> _Task to complete_: The line containing "(870,63) -- cycle;" marks the end: extract everything from the first line of the data through that line, exactly, with no pictures.

>> START Task data

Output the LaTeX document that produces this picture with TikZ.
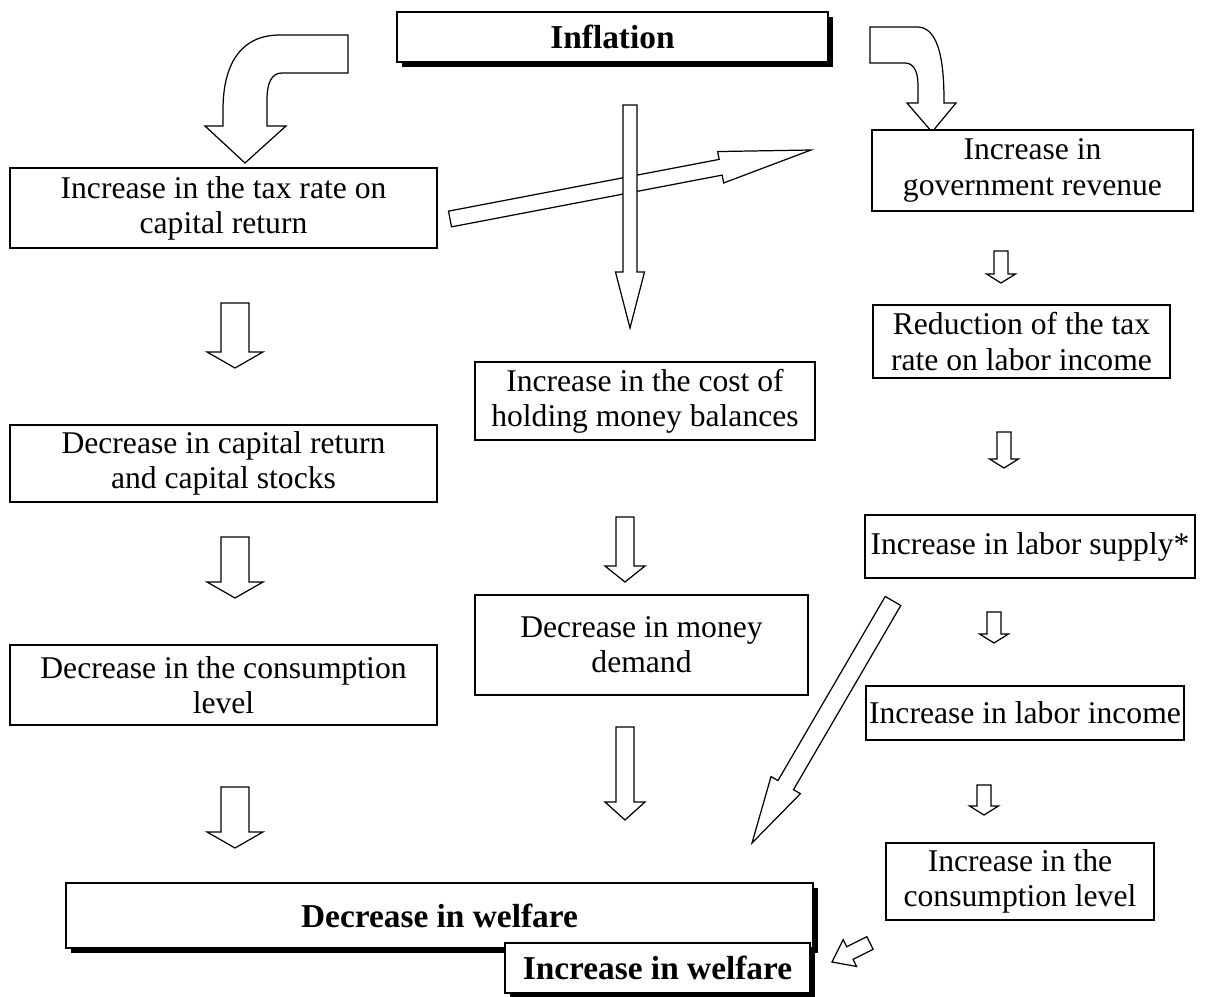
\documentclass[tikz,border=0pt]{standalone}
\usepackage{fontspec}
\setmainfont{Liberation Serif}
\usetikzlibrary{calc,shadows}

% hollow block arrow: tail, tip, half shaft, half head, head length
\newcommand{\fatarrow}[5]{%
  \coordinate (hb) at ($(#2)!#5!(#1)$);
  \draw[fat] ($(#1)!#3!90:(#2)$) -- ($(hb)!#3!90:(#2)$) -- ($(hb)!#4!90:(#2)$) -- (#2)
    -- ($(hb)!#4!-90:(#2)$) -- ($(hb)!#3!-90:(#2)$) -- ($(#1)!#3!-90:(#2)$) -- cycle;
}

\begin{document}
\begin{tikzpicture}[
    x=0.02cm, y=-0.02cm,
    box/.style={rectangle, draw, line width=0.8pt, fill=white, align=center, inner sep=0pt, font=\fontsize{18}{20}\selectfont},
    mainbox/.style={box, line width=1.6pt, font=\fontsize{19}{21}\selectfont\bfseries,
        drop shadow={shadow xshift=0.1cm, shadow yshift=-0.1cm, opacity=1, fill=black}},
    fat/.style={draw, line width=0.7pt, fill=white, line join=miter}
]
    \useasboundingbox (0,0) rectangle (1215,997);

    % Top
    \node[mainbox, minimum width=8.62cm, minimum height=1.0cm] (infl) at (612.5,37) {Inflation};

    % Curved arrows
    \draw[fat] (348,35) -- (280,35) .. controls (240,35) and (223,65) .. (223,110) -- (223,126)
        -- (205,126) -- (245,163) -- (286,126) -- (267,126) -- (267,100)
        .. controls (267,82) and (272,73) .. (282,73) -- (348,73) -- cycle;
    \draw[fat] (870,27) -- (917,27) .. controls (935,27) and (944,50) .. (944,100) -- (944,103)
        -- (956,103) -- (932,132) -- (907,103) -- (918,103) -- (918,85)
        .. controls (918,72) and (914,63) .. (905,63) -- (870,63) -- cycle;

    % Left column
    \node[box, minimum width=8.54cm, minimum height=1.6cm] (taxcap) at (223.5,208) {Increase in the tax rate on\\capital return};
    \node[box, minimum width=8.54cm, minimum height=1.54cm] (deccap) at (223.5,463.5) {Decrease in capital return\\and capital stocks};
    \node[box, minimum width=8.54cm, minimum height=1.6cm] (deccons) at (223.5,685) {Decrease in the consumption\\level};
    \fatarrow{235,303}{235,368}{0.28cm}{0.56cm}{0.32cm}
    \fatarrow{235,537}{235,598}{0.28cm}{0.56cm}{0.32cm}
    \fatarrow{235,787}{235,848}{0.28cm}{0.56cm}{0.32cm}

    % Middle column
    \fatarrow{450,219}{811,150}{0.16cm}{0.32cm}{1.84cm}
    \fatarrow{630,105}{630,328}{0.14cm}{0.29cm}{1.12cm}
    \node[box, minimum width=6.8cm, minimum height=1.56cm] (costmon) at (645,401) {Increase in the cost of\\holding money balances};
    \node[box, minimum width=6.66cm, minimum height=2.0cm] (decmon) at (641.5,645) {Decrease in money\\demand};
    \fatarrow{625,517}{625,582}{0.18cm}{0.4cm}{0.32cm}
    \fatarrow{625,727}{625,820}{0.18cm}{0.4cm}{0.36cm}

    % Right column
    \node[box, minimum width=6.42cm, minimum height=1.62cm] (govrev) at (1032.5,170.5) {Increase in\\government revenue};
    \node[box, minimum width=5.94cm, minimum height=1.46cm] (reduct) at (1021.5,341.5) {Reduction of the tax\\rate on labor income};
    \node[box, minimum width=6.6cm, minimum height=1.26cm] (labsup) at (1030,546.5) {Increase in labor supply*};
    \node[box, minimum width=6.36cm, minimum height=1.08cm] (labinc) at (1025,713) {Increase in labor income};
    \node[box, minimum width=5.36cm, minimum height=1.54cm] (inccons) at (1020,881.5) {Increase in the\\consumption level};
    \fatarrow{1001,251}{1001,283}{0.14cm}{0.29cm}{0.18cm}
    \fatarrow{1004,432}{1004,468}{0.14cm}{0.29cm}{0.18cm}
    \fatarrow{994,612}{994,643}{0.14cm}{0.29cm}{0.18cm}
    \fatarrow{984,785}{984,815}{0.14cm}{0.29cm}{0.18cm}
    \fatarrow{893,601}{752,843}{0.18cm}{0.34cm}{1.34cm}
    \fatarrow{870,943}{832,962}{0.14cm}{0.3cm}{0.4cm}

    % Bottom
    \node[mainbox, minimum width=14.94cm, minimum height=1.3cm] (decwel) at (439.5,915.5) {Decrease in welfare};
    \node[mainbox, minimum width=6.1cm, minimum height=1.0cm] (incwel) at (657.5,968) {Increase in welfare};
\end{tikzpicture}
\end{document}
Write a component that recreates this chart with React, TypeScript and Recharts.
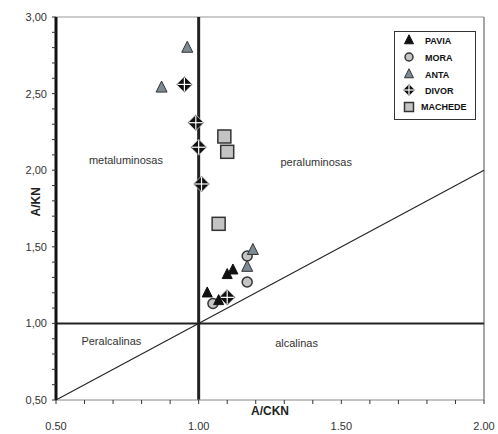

>> END Task data

> _Solution to the problem_:
Output the LaTeX document that produces this picture with TikZ.
\documentclass[tikz,border=0pt]{standalone}
\usepackage{fontspec}
\setmainfont{Liberation Serif}
\usetikzlibrary{calc,shadows}

% hollow block arrow: tail, tip, half shaft, half head, head length
\newcommand{\fatarrow}[5]{%
  \coordinate (hb) at ($(#2)!#5!(#1)$);
  \draw[fat] ($(#1)!#3!90:(#2)$) -- ($(hb)!#3!90:(#2)$) -- ($(hb)!#4!90:(#2)$) -- (#2)
    -- ($(hb)!#4!-90:(#2)$) -- ($(hb)!#3!-90:(#2)$) -- ($(#1)!#3!-90:(#2)$) -- cycle;
}

\begin{document}
\begin{tikzpicture}[
    x=0.02cm, y=-0.02cm,
    box/.style={rectangle, draw, line width=0.8pt, fill=white, align=center, inner sep=0pt, font=\fontsize{18}{20}\selectfont},
    mainbox/.style={box, line width=1.6pt, font=\fontsize{19}{21}\selectfont\bfseries,
        drop shadow={shadow xshift=0.1cm, shadow yshift=-0.1cm, opacity=1, fill=black}},
    fat/.style={draw, line width=0.7pt, fill=white, line join=miter}
]
    \useasboundingbox (0,0) rectangle (1215,997);

    % Top
    \node[mainbox, minimum width=8.62cm, minimum height=1.0cm] (infl) at (612.5,37) {Inflation};

    % Curved arrows
    \draw[fat] (348,35) -- (280,35) .. controls (240,35) and (223,65) .. (223,110) -- (223,126)
        -- (205,126) -- (245,163) -- (286,126) -- (267,126) -- (267,100)
        .. controls (267,82) and (272,73) .. (282,73) -- (348,73) -- cycle;
    \draw[fat] (870,27) -- (917,27) .. controls (935,27) and (944,50) .. (944,100) -- (944,103)
        -- (956,103) -- (932,132) -- (907,103) -- (918,103) -- (918,85)
        .. controls (918,72) and (914,63) .. (905,63) -- (870,63) -- cycle;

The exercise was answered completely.